Figure scripts
━━━━━━━━
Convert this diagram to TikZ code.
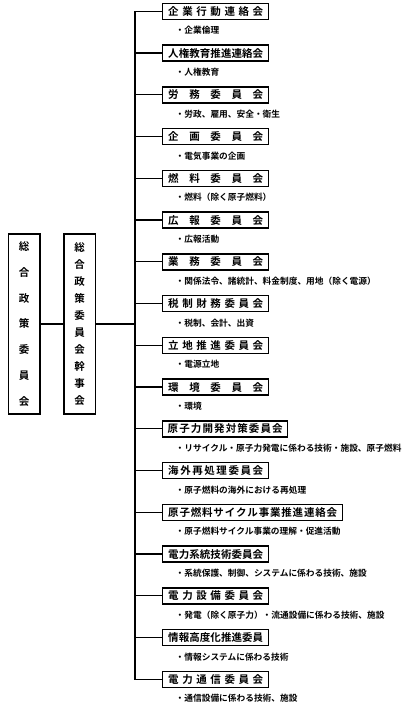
\documentclass[tikz,border=0pt]{standalone}
\usepackage{fontspec}
\setmainfont{Noto Sans CJK JP}[BoldFont={Noto Sans CJK JP Bold}]
\newcommand{\myspread}[2]{\makebox[#1][s]{#2}}
\begin{document}
\begin{tikzpicture}[x=1pt,y=-1pt,
  cbox/.style={draw,line width=1.4pt,anchor=west,minimum height=16pt,inner xsep=0pt,inner ysep=0pt,font=\bfseries\fontsize{10.5}{12}\selectfont},
  desc/.style={anchor=west,inner sep=0pt,font=\bfseries\fontsize{8.7}{10}\selectfont},
  vbox/.style={draw,line width=1.4pt,minimum width=31.5pt,minimum height=180pt,inner sep=0pt,align=center},
  conn/.style={line width=1.3pt}]
\useasboundingbox (0,0) rectangle (418,712);
\def\H{\hfill}
\def\bx#1#2#3#4{% index, boxwidth, textwidth, text
  \node[cbox,minimum width=#2pt] (c#1) at (162,{11.3+41.75*(#1-1)}) {\myspread{#3pt}{#4}};}
\def\ds#1#2{\node[desc] (d#1) at (175.5,{30.5+41.75*(#1-1)}) {#2};}
\bx{1}{106}{95}{企\H 業\H 行\H 動\H 連\H 絡\H 会}
\ds{1}{・企業倫理}
\bx{2}{106}{95}{人\H 権\H 教\H 育\H 推\H 進\H 連\H 絡\H 会}
\ds{2}{・人権教育}
\bx{3}{106}{95}{労\H 務\H 委\H 員\H 会}
\ds{3}{・労政、雇用、安全・衛生}
\bx{4}{106}{95}{企\H 画\H 委\H 員\H 会}
\ds{4}{・電気事業の企画}
\bx{5}{106}{95}{燃\H 料\H 委\H 員\H 会}
\ds{5}{・燃料（除く原子燃料）}
\bx{6}{106}{95}{広\H 報\H 委\H 員\H 会}
\ds{6}{・広報活動}
\bx{7}{106}{95}{業\H 務\H 委\H 員\H 会}
\ds{7}{・関係法令、諸統計、料金制度、用地（除く電源）}
\bx{8}{106}{95}{税\H 制\H 財\H 務\H 委\H 員\H 会}
\ds{8}{・税制、会計、出資}
\bx{9}{106}{95}{立\H 地\H 推\H 進\H 委\H 員\H 会}
\ds{9}{・電源立地}
\bx{10}{106}{95}{環\H 境\H 委\H 員\H 会}
\ds{10}{・環境}
\bx{11}{125}{115}{原\H 子\H 力\H 開\H 発\H 対\H 策\H 委\H 員\H 会}
\ds{11}{・リサイクル・原子力発電に係わる技術・施設、原子燃料}
\bx{12}{106}{95}{海\H 外\H 再\H 処\H 理\H 委\H 員\H 会}
\ds{12}{・原子燃料の海外における再処理}
\bx{13}{180}{169}{原\H 子\H 燃\H 料\H サ\H イ\H ク\H ル\H 事\H 業\H 推\H 進\H 連\H 絡\H 会}
\ds{13}{・原子燃料サイクル事業の理解・促進活動}
\bx{14}{106}{95}{電\H 力\H 系\H 統\H 技\H 術\H 委\H 員\H 会}
\ds{14}{・系統保護、制御、システムに係わる技術、施設}
\bx{15}{106}{95}{電\H 力\H 設\H 備\H 委\H 員\H 会}
\ds{15}{・発電（除く原子力）・流通設備に係わる技術、施設}
\bx{16}{106}{95}{情\H 報\H 高\H 度\H 化\H 推\H 進\H 委\H 員}
\ds{16}{・情報システムに係わる技術}
\bx{17}{106}{95}{電\H 力\H 通\H 信\H 委\H 員\H 会}
\ds{17}{・通信設備に係わる技術、施設}
% left boxes
\node[vbox,font=\bfseries\fontsize{10.5}{25.7}\selectfont] (b1) at (24.2,324) {総\\合\\政\\策\\委\\員\\会};
\node[vbox,font=\bfseries\fontsize{10.5}{17.1}\selectfont] (b2) at (79.6,324) {総\\合\\政\\策\\委\\員\\会\\幹\\事\\会};
\coordinate (bus) at (135,0);
\draw[conn] (b1.east) -- (b2.west);
\draw[conn] (b2.east) -- (b2.east -| bus);
\draw[conn] (c1.west) -| (bus |- c1.west) |- (c17.west);
\foreach \i in {2,...,16} {\draw[conn] (c\i.west) -- (c\i.west -| bus);}
\end{tikzpicture}
\end{document}
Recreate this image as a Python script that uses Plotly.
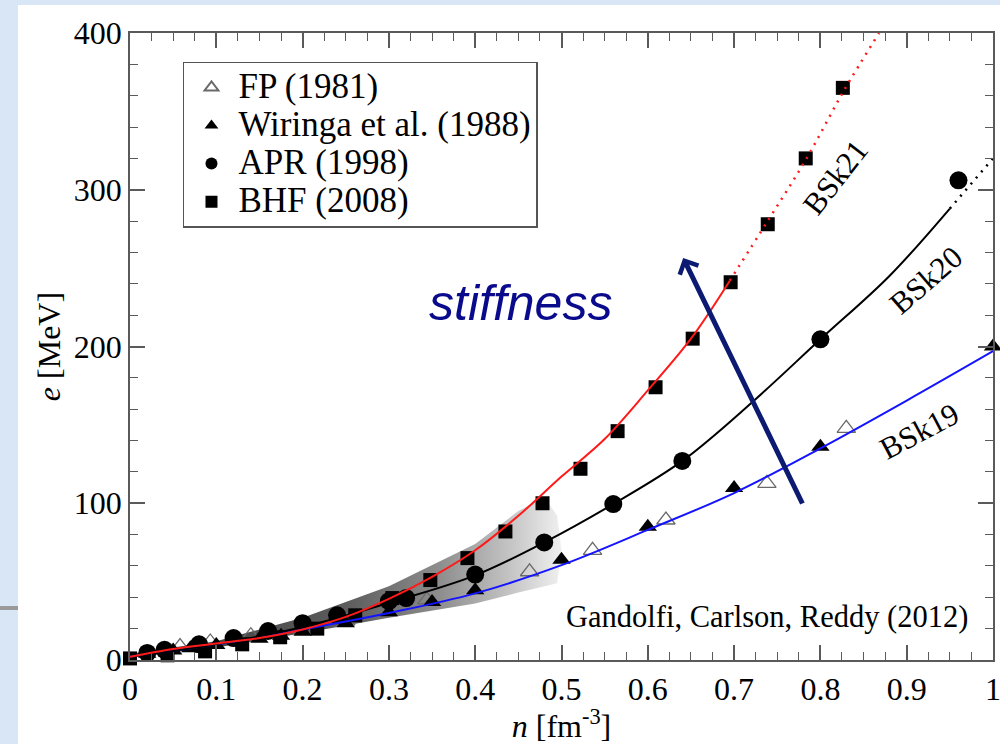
import plotly.graph_objects as go

# ---------------- data ----------------
FP_n = [0.04, 0.058, 0.08, 0.093, 0.14, 0.2, 0.25, 0.344, 0.463, 0.536, 0.621, 0.738, 0.83]
FP_e = [6.5, 8.5, 10.0, 11.5, 15.5, 20.0, 25.0, 38.3, 56.3, 70.0, 89.3, 112.7, 147.8]

WFF_n = [0.02, 0.05, 0.07, 0.1, 0.125, 0.15, 0.175, 0.2, 0.25, 0.3, 0.35, 0.4, 0.5, 0.6, 0.7, 0.8, 1.0]
WFF_e = [4.0, 6.0, 7.5, 9.5, 11.5, 13.5, 15.5, 18.0, 23.5, 30.5, 37.0, 44.5, 64.0, 85.0, 109.7, 136.0, 200.0]

APR_n = [0.02, 0.04, 0.08, 0.12, 0.16, 0.2, 0.24, 0.3, 0.32, 0.4, 0.48, 0.56, 0.64, 0.8, 0.96]
APR_e = [4.5, 6.5, 10.0, 14.0, 18.5, 23.5, 28.5, 37.5, 39.5, 54.5, 75.0, 99.5, 127.0, 204.6, 306.0]

BHF_n = [0.0, 0.0435, 0.087, 0.13, 0.174, 0.217, 0.261, 0.304, 0.348, 0.391, 0.435, 0.478,
         0.522, 0.565, 0.609, 0.652, 0.696, 0.739, 0.783, 0.826]
BHF_e = [1.0, 3.0, 5.5, 10.0, 14.5, 20.0, 28.5, 39.5, 51.0, 65.0, 82.0, 100.0,
         122.0, 146.0, 174.0, 205.0, 241.0, 278.0, 320.0, 365.0]

BSk21_n = [0.0, 0.05, 0.1, 0.15, 0.2, 0.25, 0.3, 0.35, 0.4, 0.45, 0.5, 0.55, 0.6, 0.65, 0.695]
BSk21_e = [2.0, 7.0, 10.5, 14.0, 19.5, 27.5, 39.0, 53.0, 70.0, 92.0, 117.0, 141.0, 172.0, 205.0, 242.0]
BSk21_ext_n = [0.695, 0.74, 0.784, 0.827, 0.868]
BSk21_ext_e = [242.0, 281.0, 320.0, 363.0, 400.0]

BSk20_n = [0.0, 0.1, 0.2, 0.3, 0.4, 0.48, 0.56, 0.64, 0.72, 0.8, 0.88, 0.95]
BSk20_e = [2.0, 10.0, 21.0, 36.5, 54.0, 75.0, 99.5, 127.0, 164.0, 204.6, 245.0, 288.0]
BSk20_ext_n = [0.95, 1.0]
BSk20_ext_e = [288.0, 320.0]

BSk19_n = [0.0, 0.1, 0.2, 0.3, 0.4, 0.5, 0.6, 0.7, 0.8, 0.9, 1.0]
BSk19_e = [2.0, 10.0, 19.5, 30.0, 42.5, 60.5, 83.0, 106.5, 135.0, 165.5, 197.0]

# QMC band (Gandolfi, Carlson, Reddy 2012)
band_upper_n = [0.0, 0.1, 0.2, 0.3, 0.4, 0.45, 0.48, 0.495]
band_upper_e = [4.0, 12.0, 27.0, 47.0, 74.0, 95.0, 104.0, 92.0]
band_lower_n = [0.5, 0.495, 0.45, 0.4, 0.3, 0.2, 0.1, 0.0]
band_lower_e = [70.0, 49.0, 43.0, 36.0, 27.0, 17.0, 8.0, 2.0]

x_tickvals = [0, 0.1, 0.2, 0.3, 0.4, 0.5, 0.6, 0.7, 0.8, 0.9, 1.0]
x_ticktext = ["0", "0.1", "0.2", "0.3", "0.4", "0.5", "0.6", "0.7", "0.8", "0.9", "1"]
y_tickvals = [0, 100, 200, 300, 400]
y_ticktext = ["0", "100", "200", "300", "400"]

legend_names = ["FP (1981)", "Wiringa et al. (1988)", "APR (1998)", "BHF (2008)"]

# ---------------- figure ----------------
SERIF = "Liberation Serif, Times New Roman, serif"


def big(s):
    return '<span style="font-size:35px">' + s + '</span>'


fig = go.Figure()

fig.add_trace(go.Scatter(
    x=band_upper_n + band_lower_n, y=band_upper_e + band_lower_e,
    mode="lines", line=dict(width=0), fill="toself",
    fillgradient=dict(type="horizontal",
                      colorscale=[[0, "#3a3a3a"], [0.5, "#5c5c5c"], [0.72, "#8e8e8e"],
                                  [0.88, "#c4c4c4"], [1, "#f0f0f0"]]),
    showlegend=False, hoverinfo="skip"))

fig.add_trace(go.Scatter(x=FP_n, y=FP_e, mode="markers", name=big(legend_names[0]),
                         marker=dict(symbol="triangle-up-open", size=16, color="#6a6a6a",
                                     line=dict(width=1.3)), cliponaxis=False))
fig.add_trace(go.Scatter(x=WFF_n, y=WFF_e, mode="markers", name=big(legend_names[1]),
                         marker=dict(symbol="triangle-up", size=16, color="black"),
                         cliponaxis=False))
fig.add_trace(go.Scatter(x=APR_n, y=APR_e, mode="markers", name=big(legend_names[2]),
                         marker=dict(symbol="circle", size=18, color="black"),
                         cliponaxis=False))
fig.add_trace(go.Scatter(x=BHF_n, y=BHF_e, mode="markers", name=big(legend_names[3]),
                         marker=dict(symbol="square", size=14, color="black"),
                         cliponaxis=False))

fig.add_trace(go.Scatter(x=BSk19_n, y=BSk19_e, mode="lines", line=dict(color="#1414ff", width=2, shape="spline"),
                         showlegend=False, hoverinfo="skip"))
fig.add_trace(go.Scatter(x=BSk20_n, y=BSk20_e, mode="lines", line=dict(color="black", width=2, shape="spline"),
                         showlegend=False, hoverinfo="skip"))
fig.add_trace(go.Scatter(x=BSk20_ext_n, y=BSk20_ext_e, mode="lines",
                         line=dict(color="black", width=2.5, dash="2px,6px"),
                         showlegend=False, hoverinfo="skip"))
fig.add_trace(go.Scatter(x=BSk21_n, y=BSk21_e, mode="lines", line=dict(color="#ff1a1a", width=2, shape="spline"),
                         showlegend=False, hoverinfo="skip"))
fig.add_trace(go.Scatter(x=BSk21_ext_n, y=BSk21_ext_e, mode="lines",
                         line=dict(color="#ff1a1a", width=2.5, dash="2px,6px", shape="spline"),
                         showlegend=False, hoverinfo="skip"))

axis_common = dict(
    showline=True, linecolor="#5a5a5a", linewidth=1.5, mirror="ticks",
    ticks="inside", ticklen=15, tickwidth=1.5, tickcolor="#5a5a5a",
    showgrid=False, zeroline=False, ticklabeloverflow="allow",
    tickfont=dict(family=SERIF, size=32, color="black"),
)

fig.update_xaxes(range=[0, 1], tickvals=x_tickvals, ticktext=x_ticktext,
                 minor=dict(ticks="inside", ticklen=8, dtick=0.025, tickwidth=1.2, tickcolor="#5a5a5a"),
                 title=dict(text="<i>n</i> [fm<sup>-3</sup>]", font=dict(family=SERIF, size=32, color="black"),
                            standoff=6),
                 **axis_common)
fig.update_yaxes(range=[0, 400], tickvals=y_tickvals, ticktext=y_ticktext,
                 minor=dict(ticks="inside", ticklen=8, dtick=20, tickwidth=1.2, tickcolor="#5a5a5a"),
                 title=dict(text="<i>e</i> [MeV]", font=dict(family=SERIF, size=32, color="black"),
                            standoff=4),
                 **axis_common)

fig.update_layout(
    width=1000, height=744,
    margin=dict(l=130, r=7, t=33, b=84, autoexpand=False),
    paper_bgcolor="#d8e6f5", plot_bgcolor="white",
    showlegend=True,
    legend=dict(x=0.0614, y=0.954, xanchor="left", yanchor="top",
                bgcolor="white", bordercolor="#555555", borderwidth=1.5,
                font=dict(family=SERIF, size=27, color="black"),
                itemsizing="constant", itemwidth=44, tracegroupgap=0),
    shapes=[
        dict(type="rect", xref="paper", yref="paper", x0=-0.1298, x1=1.05, y0=-0.2, y1=1.0447,
             fillcolor="white", line=dict(width=0), layer="below"),
        dict(type="line", xref="paper", yref="paper", x0=-0.1506, x1=-0.1298, y0=0.0829, y1=0.0829,
             line=dict(color="#9a9a9a", width=4)),
    ],
    annotations=[
        dict(x=0.817, y=308, xref="x", yref="y", text="BSk21", showarrow=False, textangle=-52,
             font=dict(family=SERIF, size=31, color="black")),
        dict(x=0.922, y=242, xref="x", yref="y", text="BSk20", showarrow=False, textangle=-41,
             font=dict(family=SERIF, size=31, color="black")),
        dict(x=0.914, y=146, xref="x", yref="y", text="BSk19", showarrow=False, textangle=-28,
             font=dict(family=SERIF, size=31, color="black")),
        dict(x=0.973, y=27.4, xref="x", yref="y", text="Gandolfi, Carlson, Reddy (2012)",
             showarrow=False, xanchor="right", font=dict(family=SERIF, size=30.5, color="black")),
        dict(x=0.452, y=228, xref="x", yref="y", text="<i>stiffness</i>", showarrow=False,
             font=dict(family="Liberation Sans, Arial, sans-serif", size=50, color="#0a0a8c")),
        dict(x=0.641, y=256.5, xref="x", yref="y", ax=0.780, ay=98.9, axref="x", ayref="y",
             text="", showarrow=True, arrowhead=4, arrowsize=0.8, arrowwidth=5, arrowcolor="#0d1a72"),
    ],
)

fig.write_html("out.html", config={"displayModeBar": False},
               post_script="document.body.style.margin='0';")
━━━━━━━━
Using the listing above, return all lines where the word "this" occurs.

REPLY TO THE TASK =
Convert this diagram to TikZ code.
Recreate this image as a Python script that uses Plotly.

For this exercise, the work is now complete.